N’Deye and Trinity were among a group of New York City elementary student semifinalists who were recognized at an awards ceremony on Saturday, January 26 at The Metropolitan Museum of Art. Their teachers, friends, family, and school administrators were there to cheer them on.
“This is so exciting and wonderful for these students and our school” said Sara Malekzadeh, who teaches art at TCCS.
The projects of both TCCS students focused on the issue of littering. N’Deye’s multimedia effort was titled “My Dream is to Help the World Be a Better Place by Stopping Littering.” Trinity’s collage, done with oil pastels and textured materials, was titled “I Dream that All the Garbage…”

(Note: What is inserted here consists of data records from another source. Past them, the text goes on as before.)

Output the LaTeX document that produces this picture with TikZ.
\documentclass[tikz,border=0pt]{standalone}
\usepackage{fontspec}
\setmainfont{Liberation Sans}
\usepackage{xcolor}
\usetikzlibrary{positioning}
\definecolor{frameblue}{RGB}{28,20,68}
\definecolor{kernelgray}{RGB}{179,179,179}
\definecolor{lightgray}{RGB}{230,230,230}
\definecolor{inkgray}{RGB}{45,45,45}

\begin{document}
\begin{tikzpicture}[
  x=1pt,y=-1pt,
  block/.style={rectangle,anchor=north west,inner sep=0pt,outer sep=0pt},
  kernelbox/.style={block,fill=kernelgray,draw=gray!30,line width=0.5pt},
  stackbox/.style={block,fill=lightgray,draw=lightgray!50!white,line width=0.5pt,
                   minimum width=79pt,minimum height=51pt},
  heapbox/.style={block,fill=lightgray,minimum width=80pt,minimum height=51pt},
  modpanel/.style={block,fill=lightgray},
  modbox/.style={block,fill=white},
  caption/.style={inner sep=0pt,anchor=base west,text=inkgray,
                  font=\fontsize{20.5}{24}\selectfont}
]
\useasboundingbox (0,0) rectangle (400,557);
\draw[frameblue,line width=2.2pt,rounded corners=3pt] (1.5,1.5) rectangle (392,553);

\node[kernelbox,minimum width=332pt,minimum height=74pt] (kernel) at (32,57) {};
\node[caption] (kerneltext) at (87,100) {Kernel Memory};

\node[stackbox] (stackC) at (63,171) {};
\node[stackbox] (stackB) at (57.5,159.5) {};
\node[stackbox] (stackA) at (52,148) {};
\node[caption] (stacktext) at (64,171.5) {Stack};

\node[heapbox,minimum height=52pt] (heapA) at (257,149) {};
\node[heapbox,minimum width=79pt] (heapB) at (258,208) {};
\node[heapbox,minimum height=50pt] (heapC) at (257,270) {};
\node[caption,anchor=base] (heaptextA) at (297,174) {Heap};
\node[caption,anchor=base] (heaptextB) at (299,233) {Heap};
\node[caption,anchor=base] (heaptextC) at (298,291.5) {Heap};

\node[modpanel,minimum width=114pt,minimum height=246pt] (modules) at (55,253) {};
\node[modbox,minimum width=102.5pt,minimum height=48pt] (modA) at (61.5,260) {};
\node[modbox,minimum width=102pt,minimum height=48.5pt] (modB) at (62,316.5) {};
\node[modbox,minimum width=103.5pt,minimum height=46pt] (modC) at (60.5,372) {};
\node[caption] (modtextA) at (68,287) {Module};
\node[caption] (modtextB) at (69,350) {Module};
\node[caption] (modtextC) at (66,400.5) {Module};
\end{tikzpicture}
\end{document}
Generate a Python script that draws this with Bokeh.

“I came up with the idea for my artwork because there is so much littering in my community, wrote N’Deye, who is six years old, in her artist’s statement. “My dream is for my community to stop littering. I see people throwing trash on the sidewalk and on the streets. People should throw their trash in the trash cans.
“Dr. King had his own dream. His dream was for everyone to be free and equal and for the world to be a better place. He used his words not his fists. I hope people will stop littering so our world can be a better and cleaner place.”
Trinity, who is also six, wrote, “Sometimes when I go outside it is stinky because there is so much garbage on the ground and that makes me sad. Dr. Martin Luther King’s speech has taught me that we need to make the world a better place. I learned that if we start a community that cares about the world that will follow to other people. Dr. King was a loving and caring person and I want to be too.”
The co-presenter and curator of THE DREAM@50 Art Contest is Karz Productions, which created the critically acclaimed documentary feature, Legacy: Black and White in America, the third film in The Millennium Dinners documentary series.
TCCS is a public, university-assisted school for pre-K through eighth grade, run by the New York City Department of Education and formally affiliated with Teachers College. The school admitted its first class – a group of kindergarten students in fall 2011 – and this past fall moved into a permanent facility at 168 Morningside Avenue and West 126th
Street. Designed with community input, the school integrates delivery of services for children and families in order to optimize educational opportunities and achievement.